Wakil Menteri BUMN I Pahala N. Mansury membeberkan perbankan serta pemberi pinjaman komersial masih ragu-ragu untuk mendanai program pensiun dini pembangkit listrik tenaga uap (PLTU) berbasis batu bara lantaran menghindari portofolio fosil dalam kegiatan lending mereka.
Baca Juga
Hal itu diungkapkan Pahala selepas penandatanganan nota kesepahaman atau memorandum of understanding (MoU) antara Asian Development Bank (ADB) bersama dengan PT Perusahaan Listrik Negara (Persero), Indonesian Investment Authority (INA) dan Cirebon Electric Power (CEP) untuk pemadaman lebih awal PLTU Cirebon-1 yang berlokasi di Jawa Barat lewat skema blended financing dari skema energy transition mechanism (ETM).
“Country platform sudah resmi diumumkan hari ini, pada akhirnya siapa yang akan menanggung biayanya apa nanti yang memastikan pembiayaan ini,” kata Pahala saat diskusi Roundtable : Transactions Leading the Shift From Coal to Clean Energy di Nusa Dua, Bali, Senin (14/11/2022).

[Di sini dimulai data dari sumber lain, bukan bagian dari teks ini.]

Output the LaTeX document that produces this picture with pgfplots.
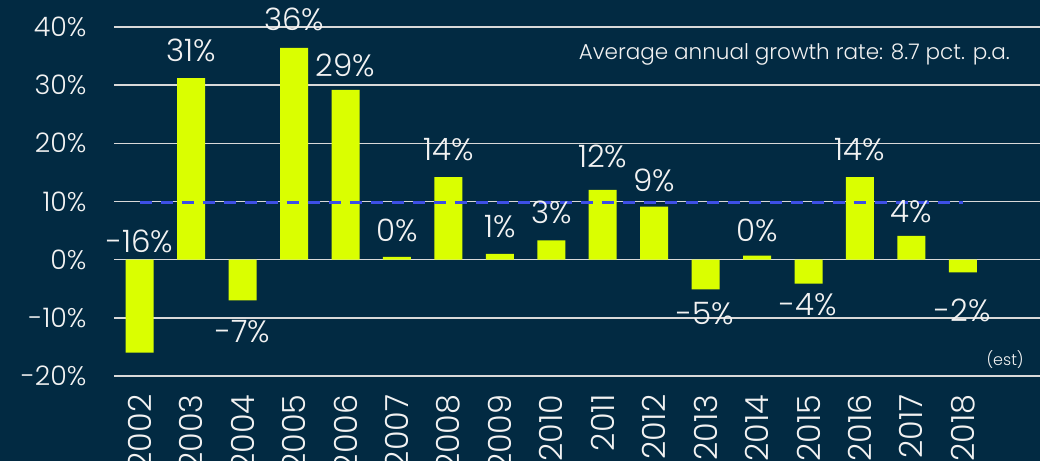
\documentclass[border=0pt]{standalone}
\usepackage{pgfplots}
\pgfplotsset{compat=1.18}
\usepackage{pgfplotstable}
\usepackage{fontspec}
\setmainfont{Poppins}[UprightFont=* Light]
\definecolor{bg}{HTML}{022A42}
\definecolor{barc}{HTML}{DAFF00}
\definecolor{gridc}{HTML}{D9D9D9}
\definecolor{avgc}{HTML}{3D4FE6}
\definecolor{txt}{HTML}{F2F2F2}
\pgfplotstableread{
x y
0 -16.0
1 31.2
2 -7.0
3 36.4
4 29.2
5 0.5
6 14.2
7 1.0
8 3.3
9 12.0
10 9.1
11 -5.1
12 0.7
13 -4.1
14 14.2
15 4.1
16 -2.2
}\growth
\pgfplotstableread{
x y lab
0 3.1 -16\%
1 36.0 31\%
2 -12.4 -7\%
3 41.3 36\%
4 33.4 29\%
5 5.1 0\%
6 18.9 14\%
7 5.7 1\%
8 8.2 3\%
9 17.7 12\%
10 13.6 9\%
11 -9.3 -5\%
12 5.1 0\%
13 -7.7 -4\%
14 18.9 14\%
15 8.2 4\%
16 -8.7 -2\%
}\labels
\begin{document}
\begin{tikzpicture}
\fill[bg] (0,0) rectangle (1040bp,461bp);
\begin{axis}[
  at={(114bp,85bp)}, anchor=south west,
  scale only axis, width=926bp, height=349bp,
  xmin=-0.5, xmax=17.5, ymin=-20, ymax=40,
  axis line style={draw=none},
  ytick={-20,-10,0,10,20,30,40},
  yticklabels={-20\%,-10\%,0\%,10\%,20\%,30\%,40\%},
  xtick={0,...,16},
  xticklabels={2002,2003,2004,2005,2006,2007,2008,2009,2010,2011,2012,2013,2014,2015,2016,2017,2018},
  major tick length=0pt,
  ymajorgrids, grid style={gridc, line width=1.6bp},
  yticklabel style={font=\fontsize{27}{30}\selectfont, text=txt, anchor=east, xshift=-24bp},
  xticklabel style={font=\fontsize{32}{36}\selectfont, text=txt, rotate=90, anchor=east, xshift=-15bp},
  clip=false,
]
\addplot[ybar, bar width=28bp, bar shift=0pt, fill=barc, draw=none] table[x=x,y=y]{\growth};
\addplot[avgc, line width=3bp, dash pattern=on 12bp off 9bp] coordinates {(0,9.8) (16,9.8)};
\addplot[draw=none, mark=none, nodes near coords, point meta=explicit symbolic,
  nodes near coords style={anchor=center, font=\fontsize{31}{34}\selectfont, text=txt}]
  table[x=x,y=y,meta=lab]{\labels};
\node[anchor=east, text=txt, font=\fontsize{21.6}{24}\selectfont] at (axis cs:16.98,35.3) {Average annual growth rate: 8.7 pct. p.a.};
\node[anchor=east, text=txt, font=\fontsize{16}{18}\selectfont] at (axis cs:17.25,-17.1) {(est)};
\end{axis}
\pgfresetboundingbox
\useasboundingbox (0,0) rectangle (1040bp,461bp);
\end{tikzpicture}
\end{document}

Pahala mengatakan dirinya belum mengetahui lebih lanjut apakah pendanaan lewat ETM itu sudah memasukkan taksonomi pembiayaan hijau atau green financing taxonomy untuk memastikan portofolio investasi dari perbankan atau pemberi pinjaman tidak terpengaruh negatif oleh sentimen fosil.
“Ketika kami bicara dengan teman-teman di perbankan mereka sangat bergairah tentang ini, tapi mereka bertanya apakah pembiayaan transaksi itu sudah masuk pada bagian pembiayaan hijau,” kata dia.
Sepert diberitakan sebelumnya, Bank Pembangunan Asia atau Asian Development Bank (ADB) menandatangani nota kesepahaman atau memorandum of understanding (MoU) untuk memulai pembahasan pensiun dini pembangkit listrik tenaga uap (PLTU) Cirebon-1 dengan kapasitas daya 660 megawatt (MW) yang berlokasi di Jawa Barat.
Nota kesepahaman itu turut ditandatangani oleh PT Perusahaan Listrik Negara (Persero) atau PLN, Indonesian Investment Authority (INA) dan pemilik PLTU Cirebon-1, Cirebon Electric Power (CEP) saat Grand Launching Indonesia Energy Transition Mechanism Country Platform di Nusa Dua, Bali, Senin (14/11/2022).
President ADB Masatsugu Asakawa mengatakan program pensiun dini PLTU Cirebon-1 itu nantinya bakal menggunakan struktur pendanaan gabungan atau blended finance dari skema energy transition mechanism (ETM). Berdasarkan hitung-hitungan ADB, pendanaan pensiun dini PLTU Cirebon-1 berkisar di angka US$250 juta hingga US$300 juta (Rp3,87 triliun hingga Rp4,65 triliun, kurs Rp15.514).
“Krisis iklim saat ini tidak dapat diatasi tanpa skema ini, terutama di kawasan kita di mana banyak PLTU masih begitu muda,” kata Asakawa di Nusa Dua, Bali, Senin (14/11/2022).
Adapun tenggat waktu ihwal eksekusi pensiun dini PLTU Cirebon-1 masih dalam pembahasan seiring dengan negosiasi yang belum selesai terkait dengan besaran pendanaan yang dibutuhkan. Seperti diketahui, PLTU itu telah memiliki kontrak operasi hingga 2042 mendatang untuk memasok listrik ke PLN.
Ihwal pendanaan gabungan itu akan terdiri dari concessional capital dan modal dari ADB. Pendanaan concessional itu melingkupi bantuan dari kemitraan di ETM Partnership Trust Fund dan sebagian alokasi investasi dari pemerintah Indonesia. Kendati demikian, struktur pembiayaan pensiun dini itu belum juga rampung lantaran sejumlah lembaga keuangan dan filantropi belakangan menunjukkan ketertarikan mereka untuk ikut bergabung.